>> begin
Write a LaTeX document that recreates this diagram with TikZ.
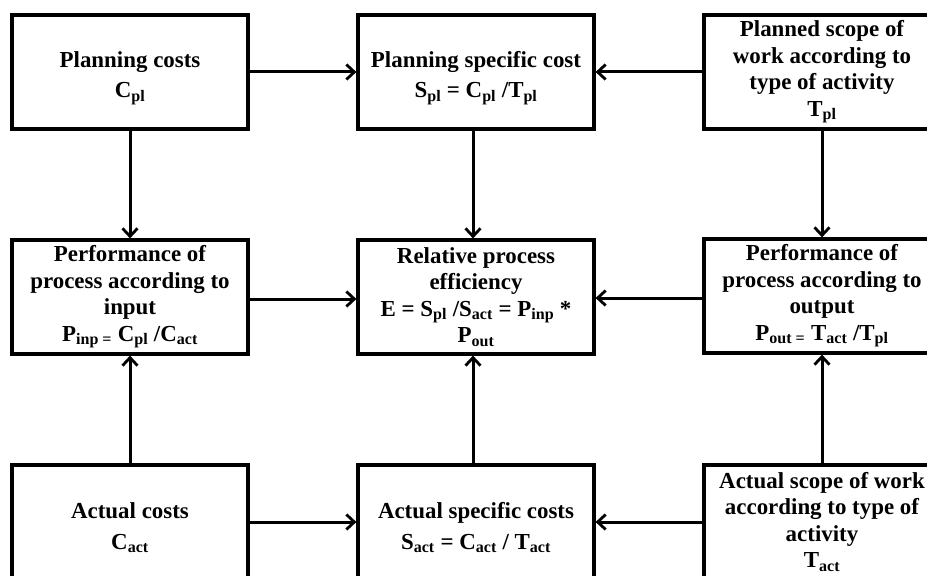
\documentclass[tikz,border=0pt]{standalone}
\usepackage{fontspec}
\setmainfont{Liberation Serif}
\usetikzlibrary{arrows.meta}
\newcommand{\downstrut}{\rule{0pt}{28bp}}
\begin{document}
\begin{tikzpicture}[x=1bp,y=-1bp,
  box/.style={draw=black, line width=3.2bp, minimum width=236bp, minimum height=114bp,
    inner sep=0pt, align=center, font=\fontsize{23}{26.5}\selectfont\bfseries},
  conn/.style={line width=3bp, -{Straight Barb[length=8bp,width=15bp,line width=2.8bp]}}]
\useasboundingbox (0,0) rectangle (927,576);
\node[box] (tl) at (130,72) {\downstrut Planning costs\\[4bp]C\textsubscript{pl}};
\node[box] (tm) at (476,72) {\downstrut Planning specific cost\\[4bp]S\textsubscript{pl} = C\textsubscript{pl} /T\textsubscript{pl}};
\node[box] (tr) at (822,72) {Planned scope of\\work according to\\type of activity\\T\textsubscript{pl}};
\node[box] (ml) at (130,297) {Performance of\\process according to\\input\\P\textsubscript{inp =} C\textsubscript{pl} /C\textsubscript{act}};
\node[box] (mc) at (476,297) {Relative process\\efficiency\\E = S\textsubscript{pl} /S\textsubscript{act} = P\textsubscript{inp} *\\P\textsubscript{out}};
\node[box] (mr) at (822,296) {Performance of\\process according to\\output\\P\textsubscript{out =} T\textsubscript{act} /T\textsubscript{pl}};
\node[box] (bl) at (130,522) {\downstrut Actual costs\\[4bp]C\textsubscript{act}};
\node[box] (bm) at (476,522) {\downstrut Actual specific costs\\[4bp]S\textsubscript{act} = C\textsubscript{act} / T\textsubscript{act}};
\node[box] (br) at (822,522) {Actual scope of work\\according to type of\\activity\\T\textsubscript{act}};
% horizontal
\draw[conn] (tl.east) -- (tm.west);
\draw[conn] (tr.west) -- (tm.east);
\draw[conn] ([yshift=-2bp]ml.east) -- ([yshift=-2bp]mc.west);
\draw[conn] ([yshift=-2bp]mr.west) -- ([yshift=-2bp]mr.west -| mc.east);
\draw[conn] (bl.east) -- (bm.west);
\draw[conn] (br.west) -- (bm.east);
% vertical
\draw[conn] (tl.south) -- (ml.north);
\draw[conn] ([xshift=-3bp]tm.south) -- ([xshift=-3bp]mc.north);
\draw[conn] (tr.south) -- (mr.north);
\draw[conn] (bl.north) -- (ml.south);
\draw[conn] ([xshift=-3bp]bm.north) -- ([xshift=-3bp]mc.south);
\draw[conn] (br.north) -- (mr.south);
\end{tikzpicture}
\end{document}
>> end
- [EXERCISE GOAL]: Please write out all the data again word for word, but not the pictures.

- [PROBLEM SOLUTION]:
Write a LaTeX document that recreates this diagram with TikZ.
\documentclass[tikz,border=0pt]{standalone}
\usepackage{fontspec}
\setmainfont{Liberation Serif}
\usetikzlibrary{arrows.meta}
\newcommand{\downstrut}{\rule{0pt}{28bp}}
\begin{document}
\begin{tikzpicture}[x=1bp,y=-1bp,
  box/.style={draw=black, line width=3.2bp, minimum width=236bp, minimum height=114bp,
    inner sep=0pt, align=center, font=\fontsize{23}{26.5}\selectfont\bfseries},
  conn/.style={line width=3bp, -{Straight Barb[length=8bp,width=15bp,line width=2.8bp]}}]
\useasboundingbox (0,0) rectangle (927,576);
\node[box] (tl) at (130,72) {\downstrut Planning costs\\[4bp]C\textsubscript{pl}};
\node[box] (tm) at (476,72) {\downstrut Planning specific cost\\[4bp]S\textsubscript{pl} = C\textsubscript{pl} /T\textsubscript{pl}};
\node[box] (tr) at (822,72) {Planned scope of\\work according to\\type of activity\\T\textsubscript{pl}};
\node[box] (ml) at (130,297) {Performance of\\process according to\\input\\P\textsubscript{inp =} C\textsubscript{pl} /C\textsubscript{act}};
\node[box] (mc) at (476,297) {Relative process\\efficiency\\E = S\textsubscript{pl} /S\textsubscript{act} = P\textsubscript{inp} *\\P\textsubscript{out}};
\node[box] (mr) at (822,296) {Performance of\\process according to\\output\\P\textsubscript{out =} T\textsubscript{act} /T\textsubscript{pl}};
\node[box] (bl) at (130,522) {\downstrut Actual costs\\[4bp]C\textsubscript{act}};
\node[box] (bm) at (476,522) {\downstrut Actual specific costs\\[4bp]S\textsubscript{act} = C\textsubscript{act} / T\textsubscript{act}};
\node[box] (br) at (822,522) {Actual scope of work\\according to type of\\activity\\T\textsubscript{act}};
% horizontal
\draw[conn] (tl.east) -- (tm.west);
\draw[conn] (tr.west) -- (tm.east);
\draw[conn] ([yshift=-2bp]ml.east) -- ([yshift=-2bp]mc.west);
\draw[conn] ([yshift=-2bp]mr.west) -- ([yshift=-2bp]mr.west -| mc.east);
\draw[conn] (bl.east) -- (bm.west);
\draw[conn] (br.west) -- (bm.east);
% vertical
\draw[conn] (tl.south) -- (ml.north);
\draw[conn] ([xshift=-3bp]tm.south) -- ([xshift=-3bp]mc.north);
\draw[conn] (tr.south) -- (mr.north);
\draw[conn] (bl.north) -- (ml.south);
\draw[conn] ([xshift=-3bp]bm.north) -- ([xshift=-3bp]mc.south);
\draw[conn] (br.north) -- (mr.south);
\end{tikzpicture}
\end{document}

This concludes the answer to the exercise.